BRIEF:
Write out all lines holding the word "matplotlib".

GIVEN DATA:
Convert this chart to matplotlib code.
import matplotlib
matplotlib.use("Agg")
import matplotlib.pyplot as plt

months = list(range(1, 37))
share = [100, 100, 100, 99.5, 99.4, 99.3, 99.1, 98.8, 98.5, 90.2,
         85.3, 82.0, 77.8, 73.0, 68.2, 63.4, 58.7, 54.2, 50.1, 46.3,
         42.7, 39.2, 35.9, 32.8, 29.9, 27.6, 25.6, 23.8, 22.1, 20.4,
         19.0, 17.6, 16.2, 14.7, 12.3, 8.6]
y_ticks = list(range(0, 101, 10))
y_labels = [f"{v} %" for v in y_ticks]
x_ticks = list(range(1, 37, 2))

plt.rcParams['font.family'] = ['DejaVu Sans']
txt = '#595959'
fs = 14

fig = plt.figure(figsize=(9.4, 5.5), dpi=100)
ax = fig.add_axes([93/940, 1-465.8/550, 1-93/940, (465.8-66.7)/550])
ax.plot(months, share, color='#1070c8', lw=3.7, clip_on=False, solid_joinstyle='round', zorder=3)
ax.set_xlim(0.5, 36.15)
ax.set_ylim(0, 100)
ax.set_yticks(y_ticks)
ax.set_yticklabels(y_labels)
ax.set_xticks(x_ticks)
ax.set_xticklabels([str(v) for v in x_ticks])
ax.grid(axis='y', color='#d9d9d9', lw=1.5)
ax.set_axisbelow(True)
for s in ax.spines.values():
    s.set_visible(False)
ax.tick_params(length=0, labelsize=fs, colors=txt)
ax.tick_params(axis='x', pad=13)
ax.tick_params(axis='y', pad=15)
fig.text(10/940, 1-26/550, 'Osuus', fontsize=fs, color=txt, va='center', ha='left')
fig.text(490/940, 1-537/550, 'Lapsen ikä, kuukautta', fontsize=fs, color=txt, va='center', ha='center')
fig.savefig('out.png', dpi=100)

FINISHED ANSWER:
Convert this chart to matplotlib code.
import matplotlib
matplotlib.use("Agg")
import matplotlib.pyplot as plt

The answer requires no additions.